Of course, it was scary and beat the living daylights out of everyone in the Gulf. Those countries where local Shiite societies lack the organization and expression rights of Turkish Alevis were afraid of sectarian strife caused by Iran among their population and thus took desperate measures. As a drowning man will clutch at a straw, they sought assistance from their former colonialists and Israel. The leaders of these countries thought any relationship a nation could have with Iran could be bad, and it should be stopped. The case in point is Qatar, which has closely cooperated with Iran because of shared oil and gas fields. It is childish to think that if Qatar cuts its ties with it, Iran could not produce oil and gas in the Gulf and would be unable to sponsor its state terrorism in Yemen, Iraq and Syria.

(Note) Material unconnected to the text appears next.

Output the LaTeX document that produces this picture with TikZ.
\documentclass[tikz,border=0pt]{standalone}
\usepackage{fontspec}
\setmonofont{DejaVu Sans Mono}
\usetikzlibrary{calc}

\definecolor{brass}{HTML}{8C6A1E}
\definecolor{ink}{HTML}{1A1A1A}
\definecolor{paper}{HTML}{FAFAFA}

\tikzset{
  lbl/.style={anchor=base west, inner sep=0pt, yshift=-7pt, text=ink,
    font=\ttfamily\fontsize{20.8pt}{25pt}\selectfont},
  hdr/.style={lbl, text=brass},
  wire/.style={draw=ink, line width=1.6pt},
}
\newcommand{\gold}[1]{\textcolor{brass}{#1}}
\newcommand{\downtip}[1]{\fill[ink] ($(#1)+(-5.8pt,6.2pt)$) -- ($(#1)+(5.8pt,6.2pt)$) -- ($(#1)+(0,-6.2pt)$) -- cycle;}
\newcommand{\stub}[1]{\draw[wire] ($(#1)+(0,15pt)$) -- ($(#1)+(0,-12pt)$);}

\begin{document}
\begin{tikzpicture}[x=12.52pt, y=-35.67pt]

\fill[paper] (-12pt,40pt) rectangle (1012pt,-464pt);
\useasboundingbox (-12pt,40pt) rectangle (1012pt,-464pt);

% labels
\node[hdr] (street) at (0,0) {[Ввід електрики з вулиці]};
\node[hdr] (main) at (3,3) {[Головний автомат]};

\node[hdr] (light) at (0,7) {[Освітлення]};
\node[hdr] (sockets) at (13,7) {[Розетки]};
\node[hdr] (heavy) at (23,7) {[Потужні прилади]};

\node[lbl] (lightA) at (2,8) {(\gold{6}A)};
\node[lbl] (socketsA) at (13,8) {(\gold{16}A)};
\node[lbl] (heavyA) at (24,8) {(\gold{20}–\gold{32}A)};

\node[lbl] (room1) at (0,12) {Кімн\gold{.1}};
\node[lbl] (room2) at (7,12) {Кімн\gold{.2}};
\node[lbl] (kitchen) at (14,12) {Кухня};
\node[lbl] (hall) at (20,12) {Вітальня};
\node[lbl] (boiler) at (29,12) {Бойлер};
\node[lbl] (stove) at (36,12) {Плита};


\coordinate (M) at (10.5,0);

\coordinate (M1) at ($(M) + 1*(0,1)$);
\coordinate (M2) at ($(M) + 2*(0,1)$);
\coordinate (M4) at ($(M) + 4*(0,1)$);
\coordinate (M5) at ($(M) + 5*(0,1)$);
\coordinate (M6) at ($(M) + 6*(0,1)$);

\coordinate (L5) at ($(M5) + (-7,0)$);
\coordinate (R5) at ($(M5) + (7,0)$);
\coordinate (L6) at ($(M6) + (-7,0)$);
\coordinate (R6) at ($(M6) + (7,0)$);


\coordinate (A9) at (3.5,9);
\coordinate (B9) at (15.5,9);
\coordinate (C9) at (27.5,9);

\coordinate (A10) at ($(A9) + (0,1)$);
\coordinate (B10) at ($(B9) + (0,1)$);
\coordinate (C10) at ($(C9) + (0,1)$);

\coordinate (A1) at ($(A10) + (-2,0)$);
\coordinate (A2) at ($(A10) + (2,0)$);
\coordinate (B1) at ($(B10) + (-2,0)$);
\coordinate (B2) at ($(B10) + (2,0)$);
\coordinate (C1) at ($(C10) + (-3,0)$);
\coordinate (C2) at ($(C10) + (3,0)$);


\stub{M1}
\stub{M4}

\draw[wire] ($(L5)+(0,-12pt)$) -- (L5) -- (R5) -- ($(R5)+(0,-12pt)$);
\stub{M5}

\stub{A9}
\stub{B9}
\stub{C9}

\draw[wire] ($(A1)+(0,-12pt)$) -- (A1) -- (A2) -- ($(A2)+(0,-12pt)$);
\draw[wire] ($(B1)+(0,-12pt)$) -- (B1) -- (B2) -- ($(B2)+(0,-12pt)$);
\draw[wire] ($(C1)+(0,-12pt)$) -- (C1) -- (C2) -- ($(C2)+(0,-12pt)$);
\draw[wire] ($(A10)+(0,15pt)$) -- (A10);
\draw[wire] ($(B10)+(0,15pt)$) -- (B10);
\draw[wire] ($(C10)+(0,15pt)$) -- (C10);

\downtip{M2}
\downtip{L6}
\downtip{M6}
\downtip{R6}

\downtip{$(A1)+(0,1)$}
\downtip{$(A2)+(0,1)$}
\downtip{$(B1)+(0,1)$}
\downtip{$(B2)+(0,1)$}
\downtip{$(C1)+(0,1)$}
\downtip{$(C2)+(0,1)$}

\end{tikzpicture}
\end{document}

The United States supports the Saudi proxy war in Yemen. It has its own proxy war in Syria with limited PKK and Democratic Union Party (PYD) forces. Right now, it seems to be fighting Daesh terrorism, but it has ambitions well beyond that. The American neocons and many European powers would love to have a larger sectarian war in the Middle East that would further disintegrate the region. For the U.S and the Europeans, the free flow of oil (and money) in the Middle East is much more vital than, say, democracy, human rights and the people’s right to live in peace and prosperity in the region. For them it appears that more civil wars, divided societies and unstable governments mean more controllable oil and gas fields.
Mr. Latifi doesn’t say what happened to Abdol when he was guarding the Sayyida Zainab tomb. But the dead bodies of hundreds of his countrymen were paraded in the streets of Tehran, and Ayatullah Khamenei shook hands with their families.
It is still a mystery when the Abdols of the Middle East will learn that the wars they are fighting are not their own. When their leaders learn that these wars are not the solution to their problems is even more of a mystery.